Last night, I received a notice that one of my projects was at 70% of their monthly utilization. A bit concerning as we weren't even 70% through the month, and I had deployed my Facet Bot Blocker module to this site already. Albeit, I had not deployed Bot Blocker. So of course that's what I go to do. However, upon viewing the access logs, I'm seeing requests from this user agent string, over and over again:
Mozilla/5.0 (Macintosh; Intel Mac OS X 10_15_7) AppleWebKit/537.36 (KHTML, like Gecko) Chrome/134.0.0.0 Safari/537.36
So, a relatively newer Chrome browser version (139 is the latest). This unfortunately is a big hit to what was a very successful tactic for blocking this traffic. I think I can still make a case for blocking Chrome 134 and below, but it is a harder case to make as it's now within the realm of what version some slower-to-update-their-software users may be on. What is also very odd is how it's this exact user agent string I'm seeing hit the site (and others). So you could in theory just take this whole thing, and put it into the Bot Blocker sub string feature, and just block that. How many real people could possibly ve browsing on Catalina and Chrome 134?

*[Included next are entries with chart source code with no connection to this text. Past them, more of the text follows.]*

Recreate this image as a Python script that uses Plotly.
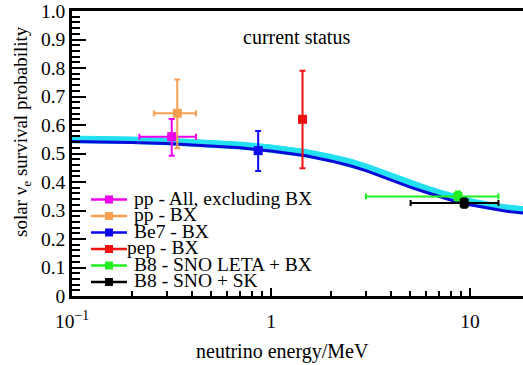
import plotly.graph_objects as go

# ---------------- data ----------------
E_curve = [0.1, 0.15, 0.2, 0.3, 0.5, 0.7, 1.0, 1.5, 2.0, 2.5, 3.0, 4.0, 5.0, 6.0, 7.0, 8.0, 10.0, 12.0, 15.0, 19.0]
P_line = [0.542, 0.541, 0.539, 0.535, 0.527, 0.520, 0.509, 0.492, 0.474, 0.457, 0.440, 0.407, 0.382, 0.364, 0.349, 0.337, 0.320, 0.309, 0.298, 0.290]
P_band_hi = [0.561, 0.560, 0.558, 0.554, 0.547, 0.540, 0.530, 0.514, 0.497, 0.481, 0.464, 0.432, 0.406, 0.388, 0.373, 0.361, 0.342, 0.331, 0.320, 0.313]
P_band_lo = [0.536, 0.535, 0.533, 0.529, 0.521, 0.514, 0.503, 0.486, 0.469, 0.452, 0.436, 0.404, 0.378, 0.360, 0.345, 0.333, 0.316, 0.305, 0.295, 0.288]

labels = ["pp - All, excluding BX", "pp - BX", "Be7 - BX", "pep - BX", "B8 - SNO LETA + BX", "B8 - SNO + SK"]
colors = ["#ee00ee", "#f7a052", "#0a0aee", "#f01010", "#22ee22", "#000000"]
E_pt = [0.317, 0.338, 0.862, 1.44, 8.7, 9.35]
P_pt = [0.559, 0.641, 0.510, 0.620, 0.349, 0.326]
P_err_hi = [0.062, 0.119, 0.069, 0.170, 0.018, 0.016]
P_err_lo = [0.067, 0.123, 0.071, 0.172, 0.014, 0.016]
E_lo = [0.218, 0.258, None, None, 3.0, 5.03]
E_hi = [0.42, 0.42, None, None, 13.9, 13.9]

x_tickvals = [0.1, 1, 10]
x_ticktext = ["10<sup>\u22121</sup>", "1", "10"]
x_minor = [0.2, 0.3, 0.4, 0.5, 0.6, 0.7, 0.8, 0.9, 2, 3, 4, 5, 6, 7, 8, 9]
y_tickvals = [0, 0.1, 0.2, 0.3, 0.4, 0.5, 0.6, 0.7, 0.8, 0.9, 1.0]
y_ticktext = ["0", "0.1", "0.2", "0.3", "0.4", "0.5", "0.6", "0.7", "0.8", "0.9", "1.0"]

FONT = "Liberation Serif, Times New Roman, serif"

fig = go.Figure()

# band + line
fig.add_trace(go.Scatter(x=E_curve, y=P_band_lo, mode="lines", line=dict(width=0, color="#22e0f0"),
                         showlegend=False, hoverinfo="skip"))
fig.add_trace(go.Scatter(x=E_curve, y=P_band_hi, mode="lines", line=dict(width=1, color="#22e0f0"),
                         fill="tonexty", fillcolor="#22e0f0", showlegend=False, hoverinfo="skip"))
fig.add_trace(go.Scatter(x=E_curve, y=P_line, mode="lines", line=dict(width=3, color="#0a0ad8"),
                         showlegend=False))

for i in range(len(labels)):
    ex = None
    if E_lo[i] is not None:
        ex = dict(type="data", symmetric=False,
                  array=[E_hi[i] - E_pt[i]], arrayminus=[E_pt[i] - E_lo[i]],
                  color=colors[i], thickness=2, width=3)
    fig.add_trace(go.Scatter(
        x=[E_pt[i]], y=[P_pt[i]], mode="markers", name=labels[i],
        marker=dict(symbol="square", size=9, color=colors[i]),
        error_y=dict(type="data", symmetric=False, array=[P_err_hi[i]], arrayminus=[P_err_lo[i]],
                     color=colors[i], thickness=2, width=3),
        error_x=ex if ex else dict(visible=False),
        showlegend=False))

# ---------------- custom legend ----------------
L, R, B, T = 72, 523, 296, 11
W, H = R - L, B - T
def px(x):
    return (x - L) / W
def py(y):
    return (B - y) / H

shapes = []
annotations = []
row_y0, row_dy = 199.5, 16.5
for i, lab in enumerate(labels):
    yy = row_y0 + i * row_dy
    shapes.append(dict(type="line", xref="paper", yref="paper", x0=px(91), x1=px(127), y0=py(yy), y1=py(yy),
                       line=dict(color=colors[i], width=2.5)))
    shapes.append(dict(type="rect", xref="paper", yref="paper", x0=px(105), x1=px(113), y0=py(yy - 4), y1=py(yy + 4),
                       line=dict(width=0), fillcolor=colors[i]))
    tx = 125 if lab.startswith("pep") else 132
    annotations.append(dict(text=lab, xref="paper", yref="paper", x=px(tx), y=py(yy - 1.5), xanchor="left",
                            yanchor="middle", showarrow=False, font=dict(family=FONT, size=19.5, color="black")))

annotations.append(dict(text="current status", xref="paper", yref="paper", x=px(296), y=py(37),
                        xanchor="center", yanchor="middle", showarrow=False,
                        font=dict(family=FONT, size=20, color="black")))
annotations.append(dict(text="neutrino energy/MeV", xref="paper", yref="paper", x=px(282), y=py(351),
                        xanchor="center", yanchor="middle", showarrow=False,
                        font=dict(family=FONT, size=20, color="black")))
annotations.append(dict(text="solar \u03bd<sub>e</sub> survival probability", xref="paper", yref="paper",
                        x=px(22), y=py(132), xanchor="center", yanchor="middle", textangle=-90,
                        showarrow=False, font=dict(family=FONT, size=19, color="black")))

fig.update_layout(
    width=523, height=365,
    margin=dict(l=L, r=523 - R, t=T, b=365 - B, pad=0),
    paper_bgcolor="white", plot_bgcolor="white",
    font=dict(family=FONT, size=19, color="black"),
    shapes=shapes, annotations=annotations,
    showlegend=False,
)
fig.update_xaxes(type="log", range=[-1, 1.2663], showgrid=False, zeroline=False,
                 showline=True, linecolor="black", linewidth=2.5, mirror=True,
                 ticks="inside", ticklen=8, tickwidth=1.5, tickcolor="black",
                 tickvals=x_tickvals, ticktext=x_ticktext, ticklabelstandoff=6,
                 tickfont=dict(family=FONT, size=19.5),
                 minor=dict(tickvals=x_minor, ticks="inside", ticklen=5, tickwidth=1.5, tickcolor="black"))
fig.update_yaxes(range=[0, 1], showgrid=False, zeroline=False,
                 showline=True, linecolor="black", linewidth=2.5, mirror=False,
                 ticks="inside", ticklen=14, tickwidth=2, tickcolor="black",
                 tickvals=y_tickvals, ticktext=y_ticktext,
                 tickfont=dict(family=FONT, size=19.5),
                 minor=dict(dtick=0.02, ticks="inside", ticklen=8, tickwidth=2, tickcolor="black"))

fig.write_html("out.html")
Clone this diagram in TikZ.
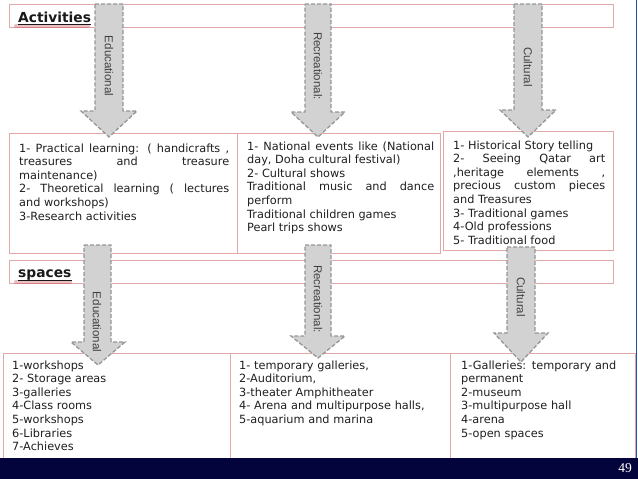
\documentclass[tikz,border=0pt]{standalone}
\usepackage{fontspec}
\newfontfamily\boxfont{DejaVu Sans}
\newfontfamily\arrowfont{Liberation Sans}
\newfontfamily\pagefont{Liberation Serif}
\definecolor{boxline}{RGB}{226,168,168}
\definecolor{arrowfill}{RGB}{210,210,210}
\definecolor{arrowline}{RGB}{150,150,150}
\definecolor{navy}{RGB}{4,4,60}
\definecolor{edgeblue}{RGB}{40,80,170}
\definecolor{glow}{RGB}{190,40,50}
\tolerance=10000
\hbadness=10000

\begin{document}
\begin{tikzpicture}[x = 1pt, y = -1pt,
	cell/.style = {draw = boxline, line width = 0.8, inner sep = 0, anchor = north west},
	arrowbox/.style = {fill = arrowfill, draw = arrowline, line width = 1.3, dash pattern = on 4pt off 2pt},
	arrowlabel/.style = {rotate = -90, inner sep = 0, text = black!75, font = \arrowfont\fontsize{11.5}{12}\selectfont},
	txt/.style = {anchor = north west, inner sep = 0, text = black!88, font = \boxfont\fontsize{11.3}{13.6}\selectfont},
	heading/.style = {anchor = base west, inner sep = 0, text = black!90, font = \boxfont\bfseries\fontsize{13.8}{14}\selectfont},
	halo/.style = {glow, opacity = 0.3, line cap = round, line width = 4}]
		\useasboundingbox (0, 0) rectangle (638, 479);
		\fill[white] (0, 0) rectangle (638, 479);
		% Bars
		\node[cell, minimum width = 604, minimum height = 23] (actbar) at (9, 4) {};
		\node[cell, minimum width = 604, minimum height = 23] (spacebar) at (9, 260) {};
		% Activity boxes
		\node[cell, minimum width = 228, minimum height = 120] (edubox) at (9, 133) {};
		\node[cell, minimum width = 203, minimum height = 120] (recbox) at (237, 133) {};
		\node[cell, minimum width = 170, minimum height = 119] (culbox) at (443, 131) {};
		% Space boxes
		\node[cell, minimum width = 227, minimum height = 108] (eduspace) at (3, 353) {};
		\node[cell, minimum width = 220, minimum height = 108] (recspace) at (230, 353) {};
		\node[cell, minimum width = 185, minimum height = 108] (culspace) at (450, 353) {};
		% Headings
		\draw[halo] (16, 26) -- (88, 26);
		\draw[halo] (16, 281.5) -- (70, 281.5);
		\node[heading] (acthead) at (18, 22) {Activities};
		\node[heading] (spacehead) at (18, 277) {spaces};
		\draw[black!90, line width = 1.3] ([yshift = -2.5pt]acthead.base west) -- ([yshift = -2.5pt]acthead.base east);
		\draw[black!90, line width = 1.3] ([yshift = -3.5pt]spacehead.base west) -- ([yshift = -3.5pt]spacehead.base east);
		% Arrows to activities
		\draw[arrowbox] (95, 4) -- (123, 4) -- (123, 111) -- (137, 111) -- (109, 137) -- (81, 111) -- (95, 111) -- cycle;
		\draw[arrowbox] (305, 4) -- (331, 4) -- (331, 112) -- (345, 112) -- (318, 137) -- (291, 112) -- (305, 112) -- cycle;
		\draw[arrowbox] (514, 4) -- (542, 4) -- (542, 110) -- (556, 110) -- (528, 137) -- (500, 110) -- (514, 110) -- cycle;
		% Arrows to spaces
		\draw[arrowbox] (84, 245) -- (111, 245) -- (111, 342) -- (125, 342) -- (98, 365) -- (71, 342) -- (84, 342) -- cycle;
		\draw[arrowbox] (305, 245) -- (331, 245) -- (331, 336) -- (345, 336) -- (318, 358) -- (291, 336) -- (305, 336) -- cycle;
		\draw[arrowbox] (507, 247) -- (535, 247) -- (535, 333) -- (548, 333) -- (521, 362) -- (494, 333) -- (507, 333) -- cycle;
		\node[arrowlabel] (edulab) at (109, 66) {Educational};
		\node[arrowlabel] (reclab) at (318, 66) {Recreational:};
		\node[arrowlabel] (cullab) at (528, 67) {Cultural};
		\node[arrowlabel] (edulabb) at (97, 322) {Educational};
		\node[arrowlabel] (reclabb) at (318, 299) {Recreational:};
		\node[arrowlabel] (cullabb) at (521, 297) {Cultural};
		% Activity texts
		\node[txt, text width = 210, align = justify] (edutxt) at (19, 143.4) {1- Practical learning: ( handicrafts ,\linebreak treasures and treasure\linebreak maintenance)\\2- Theoretical learning ( lectures\linebreak and workshops)\\3-Research activities};
		\node[txt, text width = 187, align = justify] (rectxt) at (247, 141.4) {1- National events like (National\linebreak day, Doha cultural festival)\\2- Cultural shows\\Traditional music and dance\linebreak perform\\Traditional children games\\Pearl trips shows};
		\node[txt, text width = 152, align = justify] (cultxt) at (453, 140.4) {1- Historical Story telling\\2- Seeing Qatar art\linebreak ,heritage elements ,\linebreak precious custom pieces\linebreak and Treasures\\3- Traditional games\\4-Old professions\\5- Traditional food};
		% Space texts
		\node[txt, text width = 200, align = left] (edusp) at (12, 360.4) {1-workshops\\2- Storage areas\\3-galleries\\4-Class rooms\\5-workshops\\6-Libraries\\7-Achieves};
		\node[txt, text width = 200, align = left] (recsp) at (239, 360.4) {1- temporary galleries,\\2-Auditorium,\\3-theater Amphitheater\\4- Arena and multipurpose halls,\\5-aquarium and marina};
		\node[txt, text width = 170, align = left] (culsp) at (461, 360.4) {1-Galleries: temporary and\\permanent\\2-museum\\3-multipurpose hall\\4-arena\\5-open spaces};
		% Frame
		\fill[navy] (0, 458) rectangle (638, 479);
		\draw[edgeblue, line width = 1.5] (636.5, 0) -- (636.5, 458);
		\node[text = white, inner sep = 0, font = \pagefont\fontsize{13.5}{14}\selectfont] (pagenum) at (625, 468) {49};
	\end{tikzpicture}
\end{document}
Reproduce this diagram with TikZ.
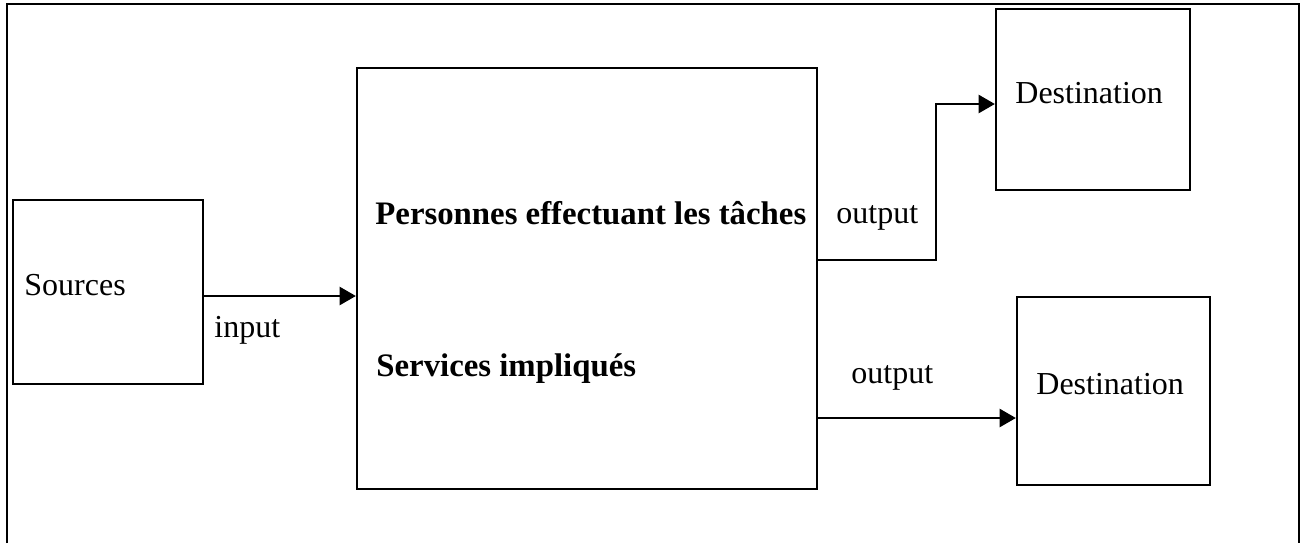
\documentclass[tikz,border=0pt]{standalone}
\usepackage{fontspec}
\setmainfont{Liberation Serif}
\usetikzlibrary{arrows, positioning}
\tikzstyle{block} = [rectangle, 
draw=black, 
line width=1.2pt, 
inner sep=0pt]
\tikzstyle{label} = [inner sep=0pt, 
anchor=west, 
font=\fontsize{16}{19}\selectfont]
\tikzstyle{boldlabel} = [label, 
font=\fontsize{16.4}{20}\selectfont\bfseries]
\tikzstyle{arrow} = [line width=1.2pt,->,>=triangle 60]

\begin{document}
\begin{tikzpicture}[x=0.5pt, y=-0.5pt]

\useasboundingbox (0,0) rectangle (1301,543);

% cadre
\draw [line width=1.4pt] (7,543) -- (7,4) -- (1299,4) -- (1299,543);

\node (sources) [block, minimum width=95pt, minimum height=92pt] at (108,292) {};
\node (taches) [block, minimum width=230pt, minimum height=210.5pt] at (587,278.5) {};
\node (dest_haut) [block, minimum width=97pt, minimum height=90.5pt] at (1093,99.5) {};
\node (dest_bas) [block, minimum width=96.5pt, minimum height=94pt] at (1113.5,391) {};

\node (sources_txt) [label] at (24,285) {Sources};
\node (input_txt) [label] at (214,330) {input};
\node (personnes_txt) [boldlabel] at (375,213) {Personnes effectuant les tâches};
\node (services_txt) [boldlabel] at (376,369) {Services impliqués};
\node (output_haut) [label] at (836,218) {output};
\node (output_bas) [label] at (851,378) {output};
\node (dest_haut_txt) [label] at (1015,93) {Destination};
\node (dest_bas_txt) [label] at (1036,384) {Destination};

\coordinate (coude) at (936,260);

\draw [arrow] ([yshift=-2pt]sources.east) -- ([yshift=-2pt]sources.east -| taches.west);
\draw [arrow] (taches.east |- coude) -- (coude) |- ([yshift=-2.25pt]dest_haut.west);
\draw [arrow] ([yshift=-13.5pt]dest_bas.west -| taches.east) -- ([yshift=-13.5pt]dest_bas.west);

\end{tikzpicture}
\end{document}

It may also be time to just dive into adding other features to the bot blocker module as well. If whoever is running these bots wants to be so persistent, then let's make them work for it. But this is unfortunately an inevitability I saw coming when developing these bot blocking tools. We find a tactic that works, and they just fix that, and move on. I have other ideas for ways to block traffic, but those may eventually be fixed in these bots as well. The trend I am seeing is that all these IPs appear to be coming from China. It might be time to start looking into Geo IP rate limiting.
One last thing that I will say again, people have been attributing this rise in bot traffic to AI/LLM training. But I'm not convinced of this. Other major players in AI know how to configure their AI crawler tools to respect things like robots.txt. I'm not having a problem with OpenAI or Claude, which identify themselves in their user agents. And the impact of this traffic is running up the hosting costs, and wasting the time and energy of developments teams. So I don't discount this as an attack on US infrastructure do waste the resources of the government and private companies. A death by a hundred million cuts.